Wednesday, July 27, 2011

Depression (2009)

2/11/09

Depression is something that comes to me unannounced, and totally out of the blue. Catches me offguard. I get these bouts every now and then. It's funny because many times my life is a pile of shit where nothing goes right, but I still don't get depressed. And then, all of a sudden, it hits me hard when I least expect it - when things aren't exactly that bad.

I wonder if it all bottles up inside me. And then releases itself when it reaches a certain threshold. And then any little incident triggers it off.

But whatever the mechanics behind it, it is just pure evil when it strikes.

I don't feel like eating, talking, going out, watching movies, listening to music, even thinking. I just lie in one spot. And sulk. It's even more irritating when I don't know the exact reason for it. Normally, I am a very optimistic person.
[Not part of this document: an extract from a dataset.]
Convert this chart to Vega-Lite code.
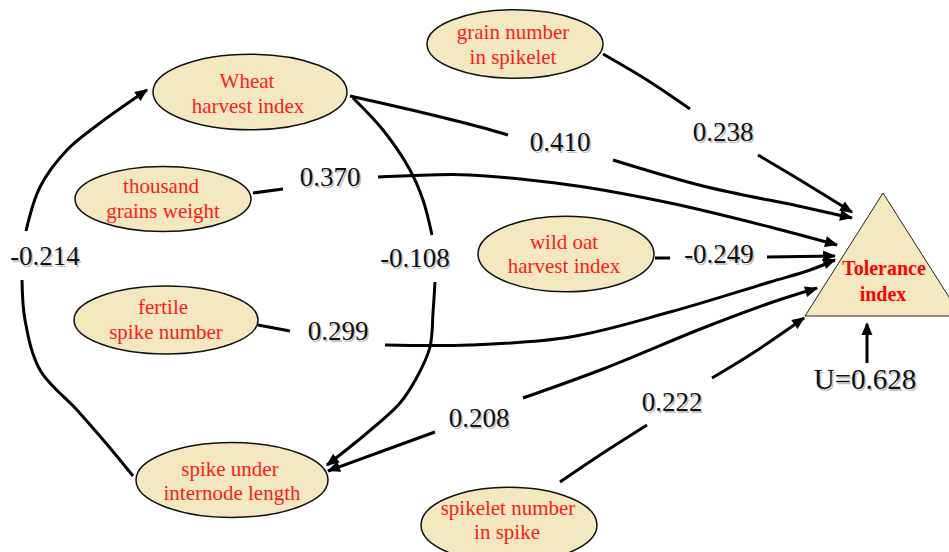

No matter what the problem or how big or small, if I know it, I always manage to avoid depression by busying myself in thinking up ways to solve it. But when I don't even know the reason, there remains very little to do about it. Which results in a lot of frustration.

I don't even know what triggered it this time, or how long it will last. But it's definitely arrived again - unannounced and unexpected like every time. Now everything looks like crap and I feel no humor even seeing my neighbor's funky red underwear in the laundry room (which I did a few hours ago). Not a laugh, or a smirk. Not even a slight smile, let alone a grin.

Man, I hate these times. I hope it gets over soon. I know the trail now. It will remain like this for a few days, then it will turn into anger and frustration. Then I'll probably lose my temper on someone. Then feel guilty, regret it and apologize. Then get yelled at by that person. And then slowly, within a day or two, be back to my normal self.